Money – The Euro is the local currency and credit cards are generally accepted.

Attractions

Castell de Bellver is a fourteenth century circular castle set on a wooded hilltop overlooking Palma, home to the city’s history museum.

Cathedral of St. Mary of Palma is a Gothic cathedral overlooking the sea, with a vast rose window & wrought-iron canopy by Gaudí. It was built on the site of a Moorish Mosque and was begun by King James I of Aragon in 1229 and is one of the tallest cathedrals in Europe.

Miro Museum and Workshops where Miro painted and sculpted from the 1950s to the 1980s and houses a number of permanent and visiting exhibits.

Beach Resorts. Six to eight miles down the coast from the port are the beach resorts of Palmanova. The resorts are located around three beautiful bays, Playa Son Matias, Playa de Palmanova and Playa Es Carregador.

 

 

Port of Call Akaroa, New Zealand

Located on the southeast side of sheltered Akaroa Harbor, is the cute resort township of Akaroa. With increasing cruises around Australia and New Zealand this tiny town is becoming a popular port of call. It is also unique as it was the only French settlement in New Zealand. Geologically originally an island formed by two volcanoes, the peninsula has two ancient craters which form Lyttelton and Akaroa Harbors. The region was named for the botanist Joseph Banks, who sailed with Captain Cook on the Endeavour.

Where You’re Docked – Cruise ships need to anchor out and use tenders to reach the Akaroa dock. The dock is the focus of a number of boat tours and water attractions and is located right in the town with a number of restaurants and shops nearby.

Money – New Zealand uses the NZ$ which currently is worth US$0.70 and you will need to exchange money or use credit cards.

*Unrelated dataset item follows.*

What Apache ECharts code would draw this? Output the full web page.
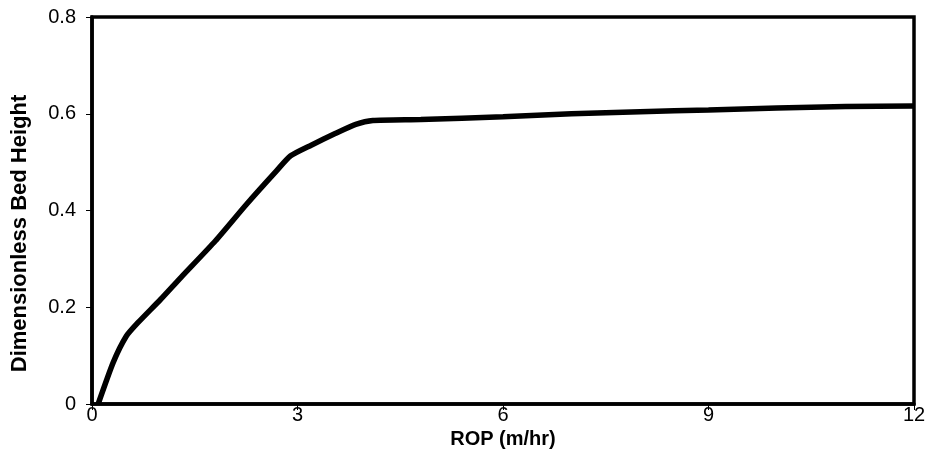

Attractions – Akaroa, is famous for its several beautiful bays and harbors and there are boat tours and sea kayaking. In Flea bay, a couple of miles southeast of town, is a rare penguin colony and Akaroa harbor is home to the worlds rarest and smallest dolphin. A short walk out of town is Meniscus Wines, a vineyard which usually is open when ships are visiting and don’t miss The Giants House, a unique sculpture mosaic garden above town.